Forty-one years ago my family and I sat transfixed before our television set and watched history being made. On July 20, 1969 we saw Neil Armstrong, garbed in a bulky protective suit, descend a short ladder and become the first human to set foot on an alien world. "That's one small step for (a) man, one giant leap for mankind," he memorably stated.
Goose bumps caused the hair on my fourteen-year-old arms to stand on end. Even at that age I was clearly aware I was witnessing an event of epochal importance. People had dreamed of such a moment since the dawn of human consciousness. It was potentially every bit as significant as Columbus making landfall in the West Indies.

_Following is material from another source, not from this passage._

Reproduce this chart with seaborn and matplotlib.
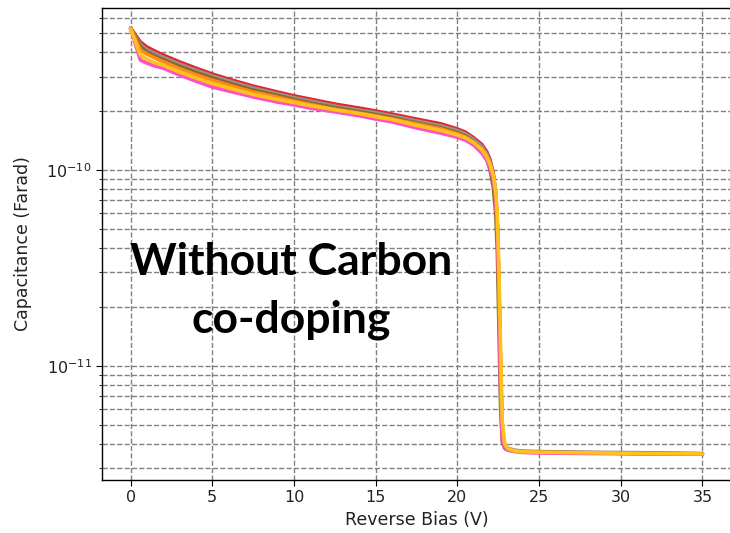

President Kennedy had electrified and mobilized the nation in 1962 by setting a moon landing as a national goal. "We choose to go to the moon. We choose to go to the moon in this decade and do the other things, not because they are easy but because they are hard, because that goal will serve to organize and measure the best of our energies and skills, because that challenge is one that we are willing to accept, one we are unwilling to postpone, and one which we intend to win." See Kennedy's entire speech here.
Three quarters of a million Americans were involved in the space program at its height. We were inspired because we are adventurers and explorers at heart. Our more distant forebears explored and settled these continents; our more recent ones gave up kin and country to strike out on their own in search of new opportunity. We were inspired because we love a challenge, and the tougher the better. We were inspired because we love competition. The rival superpower, the Soviet Union, had beaten us off the mark into space and we were not to be outdone, not by anyone, and especially not by them. In those days, with triumph over the Great Depression and victory in World War II still fresh in the memories of all Americans over 30 and that can-do attitude imbued into us, their offspring, there was no doubt in anyone's mind we could accomplish anything we set out to do.

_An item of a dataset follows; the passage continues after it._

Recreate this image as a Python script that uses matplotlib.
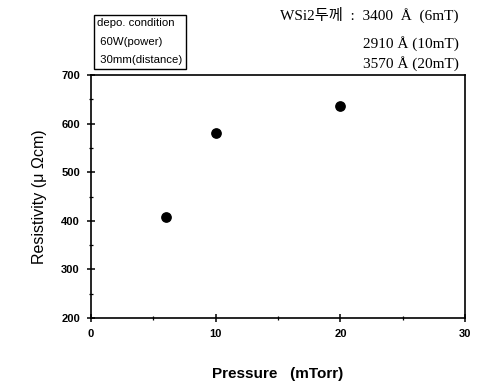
import matplotlib
matplotlib.use("Agg")
import matplotlib.pyplot as plt
from matplotlib.ticker import MultipleLocator

pressure = [6, 10, 20]
resistivity = [408, 580, 636]

condition_lines = ["depo. condition", " 60W(power)", " 30mm(distance)"]
thickness_lines = ["WSi2두께  :  3400  Å  (6mT)", "2910 Å (10mT)", "3570 Å (20mT)"]

plt.rcParams["font.family"] = ["Liberation Sans", "DejaVu Sans"]

fig = plt.figure(figsize=(4.79, 3.85), dpi=100)
ax = fig.add_axes([0.190, 0.174, 0.781, 0.631])

ax.scatter(pressure, resistivity, s=45, color="black", zorder=3)

ax.set_xlim(0, 30)
ax.set_ylim(200, 700)
ax.xaxis.set_major_locator(MultipleLocator(10))
ax.xaxis.set_minor_locator(MultipleLocator(5))
ax.yaxis.set_major_locator(MultipleLocator(100))
ax.yaxis.set_minor_locator(MultipleLocator(50))

ax.tick_params(axis="both", which="major", direction="inout", length=6, width=1.1,
               labelsize=8, pad=5)
ax.tick_params(axis="both", which="minor", direction="inout", length=3, width=0.9)
for lbl in ax.get_xticklabels() + ax.get_yticklabels():
    lbl.set_fontweight("bold")

for sp in ax.spines.values():
    sp.set_linewidth(1.2)

ax.set_xlabel("Pressure   (mTorr)", fontsize=11, fontweight="bold", labelpad=20)
ax.set_ylabel("Resistivity (μ Ωcm)", fontsize=11.5, labelpad=10)

# condition box
fig.text(0.203, 0.952, "\n".join(condition_lines), fontsize=8.2, va="top", ha="left",
         linespacing=2.05,
         bbox=dict(boxstyle="square,pad=0.3", facecolor="white", edgecolor="black", linewidth=1.0))

# thickness notes
ys = [0.961, 0.888, 0.836]
for t, y in zip(thickness_lines, ys):
    fig.text(0.958, y, t, fontsize=11, ha="right", va="center",
             family=["Liberation Serif", "Noto Sans CJK KR"])

fig.savefig("out.png", dpi=100)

America embraced NASA and the space program for a number of reasons: national pride, scientific curiosity, Cold War one-upsmanship and pioneer spirit among them. It made little difference that a prime unnamed reason was to develop heavy-thrust intercontinental ballistic missiles capable of delivering nuclear Armageddon on Soviet Russia should that prove necessary.

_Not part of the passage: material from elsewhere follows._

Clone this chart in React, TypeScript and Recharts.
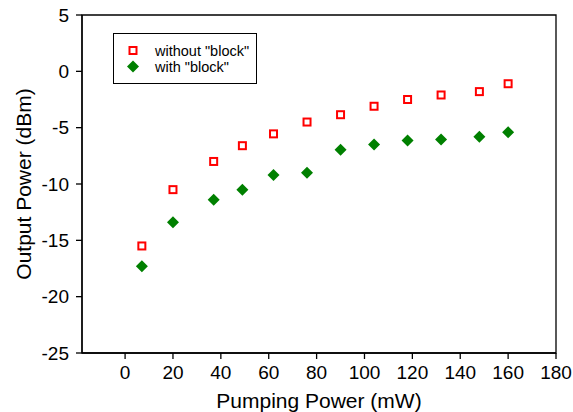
import React from "react";
import {
  ScatterChart,
  Scatter,
  XAxis,
  YAxis,
  ReferenceArea,
  Label,
} from "recharts";

const pumpPower = [7, 20, 37, 49, 62, 76, 90, 104, 118, 132, 148, 160];
const withoutBlock = [-15.5, -10.5, -8.0, -6.6, -5.55, -4.5, -3.85, -3.1, -2.5, -2.1, -1.8, -1.1];
const withBlock = [-17.3, -13.4, -11.4, -10.5, -9.2, -9.0, -6.95, -6.5, -6.15, -6.05, -5.8, -5.4];
const xTicks = [0, 20, 40, 60, 80, 100, 120, 140, 160, 180];
const yTicks = [-25, -20, -15, -10, -5, 0, 5];
const seriesNames = ['without "block"', 'with "block"'];

const dataWithout = pumpPower.map((x, i) => ({ x, y: withoutBlock[i] }));
const dataWith = pumpPower.map((x, i) => ({ x, y: withBlock[i] }));

const FONT = "'Liberation Sans', Arial, sans-serif";
const RED = "#ff0000";
const GREEN = "#008000";

const SquareShape = (props: any) => {
  const { cx, cy } = props;
  if (cx == null || cy == null) return null;
  return (
    <rect x={cx - 3.5} y={cy - 3.5} width={7} height={7} fill="#fff" stroke={RED} strokeWidth={2} />
  );
};

const DiamondShape = (props: any) => {
  const { cx, cy } = props;
  if (cx == null || cy == null) return null;
  const r = 6;
  return (
    <polygon
      points={`${cx},${cy - r} ${cx + r},${cy} ${cx},${cy + r} ${cx - r},${cy}`}
      fill={GREEN}
      stroke="none"
    />
  );
};

const LegendBox = () => (
  <div
    style={{
      position: "absolute",
      left: 113,
      top: 33,
      width: 144,
      height: 51,
      border: "1px solid #000",
      boxSizing: "border-box",
      background: "#fff",
      fontFamily: FONT,
      fontSize: 14.5,
      color: "#000",
    }}
  >
    <svg width={142} height={49} style={{ position: "absolute", left: 0, top: 0 }}>
      <rect x={15.5} y={13} width={7} height={7} fill="#fff" stroke={RED} strokeWidth={2} />
      <polygon points="19,26.5 25,32.5 19,38.5 13,32.5" fill={GREEN} />
      <text x={41} y={16.5} dominantBaseline="central" fontFamily={FONT} fontSize={14.5} fill="#000">
        {seriesNames[0]}
      </text>
      <text x={41} y={32.5} dominantBaseline="central" fontFamily={FONT} fontSize={14.5} fill="#000">
        {seriesNames[1]}
      </text>
    </svg>
  </div>
);

export default function App() {
  return (
    <div style={{ position: "absolute", left: 0, top: 0, width: 573, height: 412, background: "#fff" }}>
      <ScatterChart
        width={573}
        height={412}
        margin={{ top: 15, right: 17, left: 0, bottom: 0 }}
        style={{ fontFamily: FONT }}
      >
        <XAxis
          type="number"
          dataKey="x"
          domain={[-18, 180]}
          ticks={xTicks}
          allowDataOverflow
          height={59}
          tickSize={6}
          tickMargin={7}
          stroke="#000"
          strokeWidth={1.3}
          tick={{ fill: "#000", fontSize: 19, fontFamily: FONT }}
          interval={0}
        >
          <Label
            value="Pumping Power (mW)"
            position="insideBottom"
            offset={4}
            style={{ fill: "#000", fontSize: 21, fontFamily: FONT }}
          />
        </XAxis>
        <YAxis
          type="number"
          dataKey="y"
          domain={[-25, 5]}
          ticks={yTicks}
          allowDataOverflow
          width={82}
          tickSize={6}
          tickMargin={7}
          stroke="#000"
          strokeWidth={1.3}
          tick={{ fill: "#000", fontSize: 19, fontFamily: FONT }}
          interval={0}
        >
          <Label
            value="Output Power (dBm)"
            angle={-90}
            position="insideLeft"
            offset={24}
            style={{ fill: "#000", fontSize: 21, fontFamily: FONT, textAnchor: "middle" }}
          />
        </YAxis>
        <ReferenceArea
          x1={-18}
          x2={180}
          y1={-25}
          y2={5}
          fill="none"
          fillOpacity={0}
          stroke="#000"
          strokeWidth={1.3}
          ifOverflow="visible"
        />
        <Scatter
          name={seriesNames[0]}
          data={dataWithout}
          shape={SquareShape}
          fill={RED}
          isAnimationActive={false}
        />
        <Scatter
          name={seriesNames[1]}
          data={dataWith}
          shape={DiamondShape}
          fill={GREEN}
          isAnimationActive={false}
        />
      </ScatterChart>
      <LegendBox />
    </div>
  );
}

As a spinoff dividend, the scientific advances needed to reach the moon buttressed America's economy and defense technology and kept them foremost in the world for decades to come. These included the computer revolution and major breakthroughs in communications, avionics, metallurgy, plastics, miniaturization, nutrition, optics, electronics and physics, just to name a few.
Besides being a thrilling human adventure, putting Neil Armstrong and Buzz Aldrin on the moon stood also as a supreme national achievement. It showed the kind of relentlessly awesome competence of which a resolute, motivated and unified United States of America is capable. I will remember it with pride for the rest of my life.